I am writing this to clear my mind. I feel like I have been working my job for months but it has only been three weeks.
I have had trouble writing and getting back in the swing of things. I think it is because I am over thinking everything, something I am want to do, and because I am trying to do too much still.
I prayed at the beginning of the year for friends, a job, and for a companion and I realized over this past weekend I am trying to MAKE all of these things happen by myself. Of course, I am still praying and still trying to focus on doing the right things but it is haaarrrddd to do all of the the things that I feeelllllI that I am supposed to do… as if I would even know.
So, I have decided to take a step back – from trying to find a partner, from creating a friend group, and from nurturing relationships that could eventually form into companionship. I need to free myself from whatever it is that I think I’m doing.

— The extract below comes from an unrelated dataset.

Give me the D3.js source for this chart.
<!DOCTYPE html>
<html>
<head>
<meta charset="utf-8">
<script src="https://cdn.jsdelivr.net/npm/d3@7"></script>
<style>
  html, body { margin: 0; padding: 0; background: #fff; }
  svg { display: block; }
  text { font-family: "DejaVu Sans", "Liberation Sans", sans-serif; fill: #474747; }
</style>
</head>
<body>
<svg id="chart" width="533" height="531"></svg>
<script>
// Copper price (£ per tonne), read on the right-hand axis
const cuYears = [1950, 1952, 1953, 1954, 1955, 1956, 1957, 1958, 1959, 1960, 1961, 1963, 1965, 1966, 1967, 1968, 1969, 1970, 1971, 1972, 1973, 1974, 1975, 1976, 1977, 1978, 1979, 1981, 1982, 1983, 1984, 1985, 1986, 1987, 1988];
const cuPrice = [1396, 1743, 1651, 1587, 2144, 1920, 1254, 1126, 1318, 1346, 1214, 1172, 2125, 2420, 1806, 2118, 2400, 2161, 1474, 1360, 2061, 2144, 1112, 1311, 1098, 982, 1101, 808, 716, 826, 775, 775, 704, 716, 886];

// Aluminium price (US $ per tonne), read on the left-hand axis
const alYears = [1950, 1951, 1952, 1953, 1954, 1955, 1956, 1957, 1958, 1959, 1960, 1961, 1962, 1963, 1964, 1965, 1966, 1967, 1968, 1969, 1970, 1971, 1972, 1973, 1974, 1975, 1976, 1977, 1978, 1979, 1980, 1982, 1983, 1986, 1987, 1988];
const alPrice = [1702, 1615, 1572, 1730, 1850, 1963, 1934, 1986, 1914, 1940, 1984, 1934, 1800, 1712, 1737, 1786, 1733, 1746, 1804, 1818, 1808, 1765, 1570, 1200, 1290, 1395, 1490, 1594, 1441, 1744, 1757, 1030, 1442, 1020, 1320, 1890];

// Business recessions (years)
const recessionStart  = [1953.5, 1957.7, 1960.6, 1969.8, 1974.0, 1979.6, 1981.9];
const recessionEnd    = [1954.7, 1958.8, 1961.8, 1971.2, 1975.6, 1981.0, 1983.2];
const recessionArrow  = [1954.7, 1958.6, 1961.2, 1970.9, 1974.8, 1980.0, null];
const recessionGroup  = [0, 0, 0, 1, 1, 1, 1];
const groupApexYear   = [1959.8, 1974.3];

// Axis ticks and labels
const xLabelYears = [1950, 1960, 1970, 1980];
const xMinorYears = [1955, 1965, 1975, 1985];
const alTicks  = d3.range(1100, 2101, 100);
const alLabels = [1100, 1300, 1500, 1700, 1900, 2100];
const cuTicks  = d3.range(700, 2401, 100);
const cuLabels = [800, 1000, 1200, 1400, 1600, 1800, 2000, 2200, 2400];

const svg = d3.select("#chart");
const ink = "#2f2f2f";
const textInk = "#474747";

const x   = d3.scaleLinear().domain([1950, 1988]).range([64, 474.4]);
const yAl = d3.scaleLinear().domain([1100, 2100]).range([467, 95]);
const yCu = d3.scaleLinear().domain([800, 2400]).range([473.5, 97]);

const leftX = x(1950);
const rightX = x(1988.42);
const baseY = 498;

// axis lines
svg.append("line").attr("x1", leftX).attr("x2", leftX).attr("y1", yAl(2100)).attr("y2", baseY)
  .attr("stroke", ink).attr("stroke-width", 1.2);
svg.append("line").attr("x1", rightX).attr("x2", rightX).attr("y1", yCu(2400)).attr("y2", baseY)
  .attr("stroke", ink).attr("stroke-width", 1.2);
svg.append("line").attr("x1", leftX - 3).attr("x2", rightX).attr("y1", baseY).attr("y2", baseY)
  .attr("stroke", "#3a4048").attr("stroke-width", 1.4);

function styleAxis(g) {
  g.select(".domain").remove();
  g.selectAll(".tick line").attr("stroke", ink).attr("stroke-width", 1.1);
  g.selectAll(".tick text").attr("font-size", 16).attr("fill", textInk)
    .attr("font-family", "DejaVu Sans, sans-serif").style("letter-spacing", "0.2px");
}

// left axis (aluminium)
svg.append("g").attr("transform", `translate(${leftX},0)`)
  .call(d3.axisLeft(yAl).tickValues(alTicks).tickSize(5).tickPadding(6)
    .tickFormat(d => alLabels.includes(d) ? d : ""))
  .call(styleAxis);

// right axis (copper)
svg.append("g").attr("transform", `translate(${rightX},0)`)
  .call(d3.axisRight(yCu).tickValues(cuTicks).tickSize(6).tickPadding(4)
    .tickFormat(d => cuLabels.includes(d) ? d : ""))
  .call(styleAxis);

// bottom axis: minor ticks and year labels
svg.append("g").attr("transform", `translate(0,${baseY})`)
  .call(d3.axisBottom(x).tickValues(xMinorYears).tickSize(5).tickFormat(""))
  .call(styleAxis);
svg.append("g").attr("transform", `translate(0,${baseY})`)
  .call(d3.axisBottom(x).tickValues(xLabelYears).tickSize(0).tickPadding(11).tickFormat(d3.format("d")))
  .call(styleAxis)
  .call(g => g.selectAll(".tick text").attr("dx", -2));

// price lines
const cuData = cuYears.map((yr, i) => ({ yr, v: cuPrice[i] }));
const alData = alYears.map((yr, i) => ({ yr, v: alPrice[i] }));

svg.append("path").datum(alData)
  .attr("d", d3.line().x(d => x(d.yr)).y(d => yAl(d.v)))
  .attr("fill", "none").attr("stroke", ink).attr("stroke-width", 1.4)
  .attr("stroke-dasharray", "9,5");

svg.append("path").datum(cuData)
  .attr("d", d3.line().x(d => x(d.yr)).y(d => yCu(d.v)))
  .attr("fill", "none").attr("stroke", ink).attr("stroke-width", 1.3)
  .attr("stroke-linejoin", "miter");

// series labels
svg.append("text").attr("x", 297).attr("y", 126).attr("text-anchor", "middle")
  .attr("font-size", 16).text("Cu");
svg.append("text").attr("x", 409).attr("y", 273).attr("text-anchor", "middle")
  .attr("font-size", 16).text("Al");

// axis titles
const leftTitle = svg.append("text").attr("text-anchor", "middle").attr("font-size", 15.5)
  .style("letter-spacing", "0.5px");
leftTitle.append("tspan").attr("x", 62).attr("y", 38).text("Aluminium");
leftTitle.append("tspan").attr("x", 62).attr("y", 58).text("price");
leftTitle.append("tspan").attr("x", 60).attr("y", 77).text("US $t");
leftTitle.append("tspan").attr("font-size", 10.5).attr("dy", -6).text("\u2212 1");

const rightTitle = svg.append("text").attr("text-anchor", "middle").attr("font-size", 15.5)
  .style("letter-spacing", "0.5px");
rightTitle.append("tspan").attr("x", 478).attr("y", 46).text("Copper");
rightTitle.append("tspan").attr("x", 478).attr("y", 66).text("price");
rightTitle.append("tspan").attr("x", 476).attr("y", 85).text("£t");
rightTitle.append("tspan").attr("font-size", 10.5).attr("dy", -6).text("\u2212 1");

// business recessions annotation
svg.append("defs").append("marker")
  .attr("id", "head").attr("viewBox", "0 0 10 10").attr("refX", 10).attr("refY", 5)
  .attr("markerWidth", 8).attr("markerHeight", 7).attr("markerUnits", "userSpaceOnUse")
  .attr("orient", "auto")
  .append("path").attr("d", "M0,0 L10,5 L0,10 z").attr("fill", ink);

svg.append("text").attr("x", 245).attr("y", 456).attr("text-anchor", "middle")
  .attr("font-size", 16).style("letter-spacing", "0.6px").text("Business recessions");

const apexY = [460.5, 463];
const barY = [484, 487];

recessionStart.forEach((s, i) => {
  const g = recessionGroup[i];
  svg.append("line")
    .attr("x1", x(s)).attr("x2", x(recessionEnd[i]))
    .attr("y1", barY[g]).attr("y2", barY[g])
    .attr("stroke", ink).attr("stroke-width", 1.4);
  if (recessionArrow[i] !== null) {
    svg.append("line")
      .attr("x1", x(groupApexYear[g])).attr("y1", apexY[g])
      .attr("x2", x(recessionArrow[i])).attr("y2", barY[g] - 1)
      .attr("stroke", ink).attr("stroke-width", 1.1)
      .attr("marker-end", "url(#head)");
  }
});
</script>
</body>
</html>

Now, I won’t lie… I have had fun these past two weeks and weekends here in the city. I have done almost everything that I wanted to do and met up with almost everyone I wanted to see. But last Friday, I decided against an event and on Monday I stayed all by myself, alone, in my space. I think going forward I need to embrace doing those things so that I am able to work well with others and better for myself. Early to sleep and rise. Free your mind so that you can do and be your best.
Do not get bogged down. Let others express their interest in being near to you. Clear your heart and soul. Let God do it.
Know that you are smart enough to do everything. But be smart enough to know that you don’t have to do everything.